Moon Knight’s different guises, from left to right: Marc Spector, Jake Lockley, Steven Grant, and Moon Knight. “Jake, a street-smart cabbie who hears everything!,” and “Steven Grant, whose Wall Street wizardry parlays Spector’s modest savings into a millionaire’s fortune!,” says narration text. “Together they are ... Moon Knight...” in Moon Knight #1 (1980). Image: Doug Moench, Bill Sienkiewicz/Marvel Comics

Moon Knight has been hinting at the existence of a third personality since early in the series, sprinkling the story with moments when both Steven and Marc experienced the blackouts that usually indicated the other one was taking over. In Steven’s asylum-like mindscape, director and executive producer Mohamed Diab made sure to include several shots of a sinister black sarcophagus standing upright and shaking from side to side as if someone was trapped in it.

Now we know exactly who was in there: The Marvel Cinematic Universe’s take on Jake Lockley. There’s not much we know about him at this point. Jake’s distinguishing mannerism appears to be speaking Spanish, where Marc speaks English with an American accent, and Steven with a British accent. Driving a limousine around matches the character’s comic origins as a cabbie, but he’s known for developing Moon Knight’s network of underworld informants, not for being the personality who is most comfortable with killing people.

Then again, the Steven of the show is a far cry from the suave billionaire of the comics. At the moment, Marvel has not announced any future Moon Knight projects, so it’s unclear when we’ll learn more about Jake.

What’s up with the gods and Khonshu?

Jake isn’t the only star of Moon Knight’s credits scene: Khonshu has picked up some modern threads and modern conveyance. A nattily-suited Khonshu is a staple of Moon Knight comics, and he looks just as good in live action as on the page. But while Jake kills Harrow (with Ammit inside him), resolving Khonshu’s quest to defeat his rival goddess, the finale doesn’t give much more on his new godly status.

Have the other gods acknowledged that Khonshu was right about Ammit? Are they grateful for his intercession? Or mad that he broke out of confinement? The answers are anyone’s guess. Though the fact that he’s tooling around in a crisp suit and a limousine would seem to indicate a step up in the world.

Is Layla a superhero now?

May Calamawy unfurls the metal wings of her Egyptian-inspired superhero suit as Layla El-Faouly/the Scarlet Scarab in Moon Knight. Image: Marvel Studios

Moon Knight’s finale episode gives us no hints as to the future of Marc Spector and Layla El-Faouly’s marriage. And comics can’t help us much here, because Layla is an almost entirely original character to the Moon Knight TV series. With the show’s final episode, however, she also becomes a loose adaptation and significant update of an obscure Egyptian Marvel superhero: the Scarlet Scarab.

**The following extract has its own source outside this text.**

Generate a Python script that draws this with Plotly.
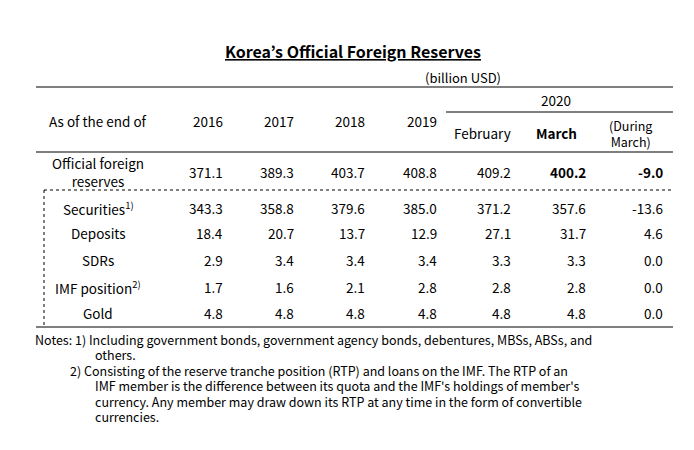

First introduced in the pages of the World War II-set series Invaders in 1977 (created by Roy Thomas, Frank Robbins, and Frank Springer), the Scarlet Scarab’s powers of strength, flight, and energy absorbing/blasting were conferred by an artifact known as the Ruby Scarab. He guest-starred in a couple of issues, fighting against European rule in Egypt, but wouldn’t appear again until the early 1980s, when his son took up the mantle of the Scarlet Scarab for ... one issue of Thor. And that’s pretty much it for the character’s history.

Where this all connects to Layla is in her name. The original Scarlet Scarab hit the pages of Marvel Comics with the name Abdul Faoul — and the name of Layla’s late father in Moon Knight was Abdallah El-Faouly. Nobody actually calls her the Scarlet Scarab in the show, but the folks behind Moon Knight have confirmed that the connection is deliberate.

While Layla told Tawaret that her new powers were a temporary situation, you can bet that if Moon Knight returns in a future Marvel Cinematic Universe project, the Scarlet Scarab will return as well.